A box contains `4` white and `3` black balls. Another box contains `3` white and `4` black balls. A die is thrown. If it exhibits a number greater than 3`, the ball is drawn from the first box. Otherwise, a ball is drawn from the second box. A ball drawn is found to be black.

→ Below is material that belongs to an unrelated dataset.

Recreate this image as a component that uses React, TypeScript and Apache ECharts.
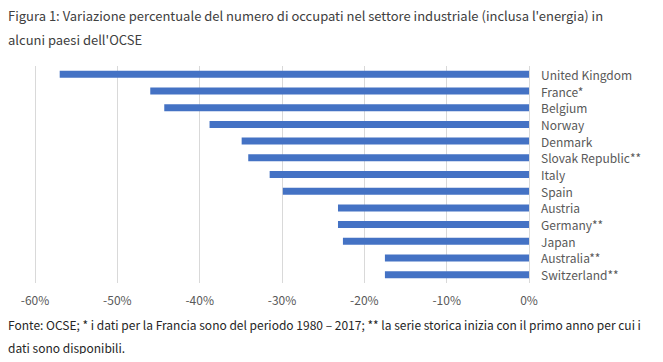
import React, { useEffect, useRef } from "react";
import * as echarts from "echarts";

const countries = [
  "United Kingdom",
  "France*",
  "Belgium",
  "Norway",
  "Denmark",
  "Slovak Republic**",
  "Italy",
  "Spain",
  "Austria",
  "Germany**",
  "Japan",
  "Australia**",
  "Switzerland**",
];
const values = [-57.0, -46.0, -44.3, -38.8, -34.9, -34.1, -31.5, -29.9, -23.2, -23.2, -22.6, -17.5, -17.5];

const titleLines = [
  "Figura 1: Variazione percentuale del numero di occupati nel settore industriale (inclusa l'energia) in",
  "alcuni paesi dell'OCSE",
];
const footerLines = [
  "Fonte: OCSE; * i dati per la Francia sono del periodo 1980 – 2017; ** la serie storica inizia con il primo anno per cui i",
  "dati sono disponibili.",
];

const FONT = "'Noto Sans CJK JP', 'Noto Sans', sans-serif";

export default function App() {
  const ref = useRef<HTMLDivElement>(null);
  useEffect(() => {
    if (!ref.current) return;
    const chart = echarts.init(ref.current, undefined, { renderer: "svg" });
    chart.setOption({
      animation: false,
      backgroundColor: "#ffffff",
      textStyle: { fontFamily: FONT },
      graphic: [
        ...titleLines.map((t, i) => ({
          type: "text",
          left: 8,
          top: 9 + i * 24,
          style: { text: t, fontSize: 13, fill: "#404040", fontFamily: FONT },
        })),
        ...footerLines.map((t, i) => ({
          type: "text",
          left: 8,
          top: 318 + i * 23,
          style: { text: t, fontSize: 12, fill: "#262626", fontFamily: FONT },
        })),
      ],
      grid: { left: 35, right: 134, top: 66, bottom: 79, containLabel: false },
      xAxis: {
        type: "value",
        min: -60,
        max: 0,
        interval: 10,
        axisLine: { show: false },
        axisTick: { show: false },
        axisLabel: {
          formatter: (v: number) => `${v}%`,
          color: "#595959",
          fontSize: 12,
          margin: 10,
          fontFamily: FONT,
        },
        splitLine: { show: true, lineStyle: { color: "#d9d9d9", width: 1 } },
      },
      yAxis: {
        type: "category",
        data: countries,
        inverse: true,
        position: "right",
        axisLine: { show: false },
        axisTick: { show: false },
        axisLabel: { color: "#595959", fontSize: 12, margin: 12, fontFamily: FONT },
      },
      series: [
        {
          type: "bar",
          data: values,
          barWidth: 7,
          itemStyle: { color: "#4472c4" },
        },
      ],
    });
    return () => chart.dispose();
  }, []);
  return <div ref={ref} style={{ width: 663, height: 362, margin: -8 }} />;
}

The probability that it has been drawn from the second box is

To solve the problem, we will use Bayes' theorem to find the probability that the black ball drawn came from the second box given that a black ball was drawn. ### Step-by-Step Solution: 1. **Define Events:** - Let \( A_1 \): The event that the ball is drawn from the first box. - Let \( A_2 \): The event that the ball is drawn from the second box. - Let \( B \): The event that a black ball is drawn. 2. **Determine Probabilities of Drawing from Each Box:** - The die can show numbers greater than 3 (4, 5, 6) or less than or equal to 3 (1, 2, 3). - Probability of rolling a number greater than 3 (i.e., 4, 5, or 6): \[ P(A_1) = \frac{3}{6} = \frac{1}{2} \] - Probability of rolling a number less than or equal to 3 (i.e., 1, 2, or 3): \[ P(A_2) = \frac{3}{6} = \frac{1}{2} \] 3. **Determine Probabilities of Drawing a Black Ball from Each Box:** - From the first box (4 white and 3 black): \[ P(B|A_1) = \frac{3}{7} \] - From the second box (3 white and 4 black): \[ P(B|A_2) = \frac{4}{7} \] 4. **Use Total Probability to Find \( P(B) \):** - The total probability of drawing a black ball: \[ P(B) = P(B|A_1)P(A_1) + P(B|A_2)P(A_2) \] - Substitute the values: \[ P(B) = \left(\frac{3}{7} \cdot \frac{1}{2}\right) + \left(\frac{4}{7} \cdot \frac{1}{2}\right) \] \[ P(B) = \frac{3}{14} + \frac{4}{14} = \frac{7}{14} = \frac{1}{2} \] 5. **Apply Bayes' Theorem to Find \( P(A_2|B) \):** - We want to find the probability that the ball was drawn from the second box given that a black ball was drawn: \[ P(A_2|B) = \frac{P(B|A_2)P(A_2)}{P(B)} \] - Substitute the values: \[ P(A_2|B) = \frac{\left(\frac{4}{7}\right) \left(\frac{1}{2}\right)}{\frac{1}{2}} \] - Simplifying gives: \[ P(A_2|B) = \frac{4}{7} \] ### Final Answer: The probability that the black ball drawn came from the second box is \( \frac{4}{7} \).